This repository is for maintanance/enhancements to the software accompanying this publication:
Anton Valouev, David C. Schwartz, Shiguo Zhou, and Michael S. Waterman. "An algorithm for assembly of ordered restriction maps from single DNA molecules" October 24, 2006. PNAS. no. 43 www.pnas.org/cgi/doi/10.1073/pnas.0604040103 vol. 103
This tool doesn't quite take the output of the aligner. Two tools in the contrib directory help fill in the gaps.

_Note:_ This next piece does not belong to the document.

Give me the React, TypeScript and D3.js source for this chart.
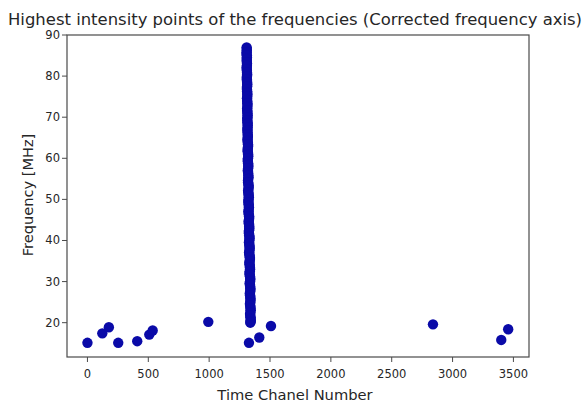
import React from "react";
import * as d3 from "d3";

const title = "Highest intensity points of the frequencies (Corrected frequency axis)";
const xLabel = "Time Chanel Number";
const yLabel = "Frequency [MHz]";
const xTicks = [0, 500, 1000, 1500, 2000, 2500, 3000, 3500];
const yTicks = [20, 30, 40, 50, 60, 70, 80, 90];

// scattered points
const scatterChannel = [0, 122, 176, 253, 409, 508, 536, 993, 1327, 1412, 1508, 2839, 3400, 3457];
const scatterFreq = [15.1, 17.4, 18.9, 15.1, 15.5, 17.1, 18.1, 20.2, 15.1, 16.4, 19.2, 19.6, 15.8, 18.4];

// dense column of points near channel ~1300-1345
const columnChannel = [
  1308, 1309, 1307, 1310, 1309, 1311, 1308, 1310, 1312, 1309, 1311, 1313, 1310, 1312, 1314, 1311,
  1313, 1315, 1312, 1314, 1316, 1313, 1315, 1317, 1314, 1316, 1318, 1315, 1318, 1320, 1316, 1319,
  1321, 1317, 1320, 1322, 1318, 1321, 1323, 1319, 1322, 1325, 1320, 1324, 1326, 1322, 1325, 1327,
  1323, 1326, 1329, 1324, 1328, 1330, 1326, 1329, 1332, 1327, 1331, 1333, 1328, 1332, 1335, 1330,
  1334, 1336, 1331, 1335, 1338, 1333, 1337, 1339, 1334, 1338, 1340, 1335, 1339, 1341, 1336, 1340,
  1342, 1338,
];
const columnFreq = [
  87, 86.2, 85.4, 84.6, 83.8, 83, 82.1, 81.3, 80.4, 79.6, 78.8, 78, 77.1, 76.3, 75.5, 74.6,
  73.8, 73, 72.1, 71.3, 70.5, 69.6, 68.8, 68, 67.1, 66.3, 65.4, 64.6, 63.8, 63, 62.1, 61.3,
  60.5, 59.6, 58.8, 58, 57.1, 56.3, 55.4, 54.6, 53.8, 53, 52.1, 51.3, 50.5, 49.6, 48.8, 48,
  47.1, 46.3, 45.5, 44.6, 43.8, 43, 42.1, 41.3, 40.5, 39.6, 38.8, 38, 37.1, 36.3, 35.5, 34.6,
  33.8, 33, 32.1, 31.3, 30.5, 29.6, 28.8, 28, 27.1, 26.3, 25.5, 24.6, 23.8, 23, 22.1, 21.3,
  20.5, 20,
];
const columnChannel2 = [
  1309, 1308, 1310, 1309, 1310, 1310, 1309, 1311, 1311, 1310,
  1312, 1312, 1311, 1313, 1313, 1312, 1314, 1314, 1313, 1315,
  1315, 1314, 1316, 1316, 1315, 1317, 1317, 1316, 1319, 1318,
  1317, 1320, 1319, 1318, 1321, 1320, 1319, 1322, 1321, 1320,
  1324, 1323, 1322, 1325, 1324, 1323, 1326, 1325, 1324, 1328,
  1327, 1326, 1329, 1328, 1327, 1331, 1330, 1329, 1332, 1331,
  1330, 1334, 1333, 1332, 1335, 1334, 1333, 1337, 1336, 1335,
  1338, 1337, 1336, 1339, 1338, 1337, 1340, 1339, 1338, 1341,
  1340,
];
const columnFreq2 = [
  86.6, 85.8, 85, 84.2, 83.4, 82.5, 81.7, 80.8, 80, 79.2,
  78.4, 77.5, 76.7, 75.9, 75, 74.2, 73.4, 72.5, 71.7, 70.9,
  70, 69.2, 68.4, 67.5, 66.7, 65.8, 65, 64.2, 63.4, 62.5,
  61.7, 60.9, 60, 59.2, 58.4, 57.5, 56.7, 55.8, 55, 54.2,
  53.4, 52.5, 51.7, 50.9, 50, 49.2, 48.4, 47.5, 46.7, 45.9,
  45, 44.2, 43.4, 42.5, 41.7, 40.9, 40, 39.2, 38.4, 37.5,
  36.7, 35.9, 35, 34.2, 33.4, 32.5, 31.7, 30.9, 30, 29.2,
  28.4, 27.5, 26.7, 25.9, 25, 24.2, 23.4, 22.5, 21.7, 20.9,
  20.2,
];

const W = 588;
const H = 405;
const left = 67;
const right = 529;
const top = 35;
const bottom = 357;

export default function App() {
  const x = d3.scaleLinear().domain([-168, 3628]).range([left, right]);
  const y = d3.scaleLinear().domain([11.65, 90]).range([bottom, top]);

  const points: [number, number][] = [];
  columnChannel.forEach((c, i) => points.push([c, columnFreq[i]]));
  columnChannel2.forEach((c, i) => points.push([c, columnFreq2[i]]));
  scatterChannel.forEach((c, i) => points.push([c, scatterFreq[i]]));

  const font = "DejaVu Sans, sans-serif";
  const textColor = "#262626";
  const markColor = "#0a0aa8";

  return (
    <svg
      width={W}
      height={H}
      style={{ position: "absolute", left: 0, top: 0, background: "#fff" }}
      fontFamily={font}
    >
      <rect x={0} y={0} width={W} height={H} fill="#fff" />
      <text
        x={295}
        y={25}
        textAnchor="middle"
        fontSize={16}
        fill={textColor}
        textLength={574}
        lengthAdjust="spacingAndGlyphs"
      >
        {title}
      </text>
      {points.map(([c, f], i) => (
        <circle key={i} cx={x(c)} cy={y(f)} r={5.2} fill={markColor} />
      ))}
      <rect
        x={left}
        y={top}
        width={right - left}
        height={bottom - top}
        fill="none"
        stroke="#4a4a4a"
        strokeWidth={1.2}
      />
      {xTicks.map((t) => (
        <g key={"x" + t}>
          <line x1={x(t)} x2={x(t)} y1={bottom} y2={bottom + 5} stroke="#4a4a4a" strokeWidth={1} />
          <text x={x(t)} y={378} textAnchor="middle" fontSize={11.5} fill={textColor}>
            {t}
          </text>
        </g>
      ))}
      {yTicks.map((t) => (
        <g key={"y" + t}>
          <line x1={left - 5} x2={left} y1={y(t)} y2={y(t)} stroke="#4a4a4a" strokeWidth={1} />
          <text x={60} y={y(t) + 4} textAnchor="end" fontSize={11.5} fill={textColor}>
            {t}
          </text>
        </g>
      ))}
      <text x={295} y={400} textAnchor="middle" fontSize={14.7} fill={textColor}>
        {xLabel}
      </text>
      <text
        transform={`translate(33,195) rotate(-90)`}
        textAnchor="middle"
        fontSize={14.6}
        fill={textColor}
      >
        {yLabel}
      </text>
    </svg>
  );
}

Compile with g++ assmbly.cc
$ valuev_optmap_assembly/contrib/gen_skipped.py sim_ecoli_XhoI_rev.valuev sim_ecoli_XhoI_rev.ovlps sim_ecoli_XhoI_rev.skipped
$ valuev_optmap_assembly/contrib/patchin_hash_keys.py sim_ecoli_XhoI_rev.valuev sim_ecoli_XhoI_rev.ovlps sim_ecoli_XhoI_rev.ovlps.patched
$ valuev_optmap_assembly/a.out
n.b. You must modify strings in assmbly.cc to match your input/output files. For this example:
map_filename = "sim_ecoli_XhoI_rev.valuev"; // the reads
ovlp_filename = "sim_ecoli_XhoI_rev.ovlps.patched"; // the alignments with read position in the read file prefixed
comp_prefix = "sim_ecoli_XhoI_rev.contigs"; // the output filename prefix,
skipped_maps_file_name = "sim_ecoli_XhoI_rev.skipped"; // reads not found in any alignment, assumed to be chimera
I was able to simulate a set of ecoli read, align it with the overlap aligner "ovlp", assemble it with this tool, and then align the assembly back to an in silico digest of the reference genome with the "fit" aligner in the aligner repo.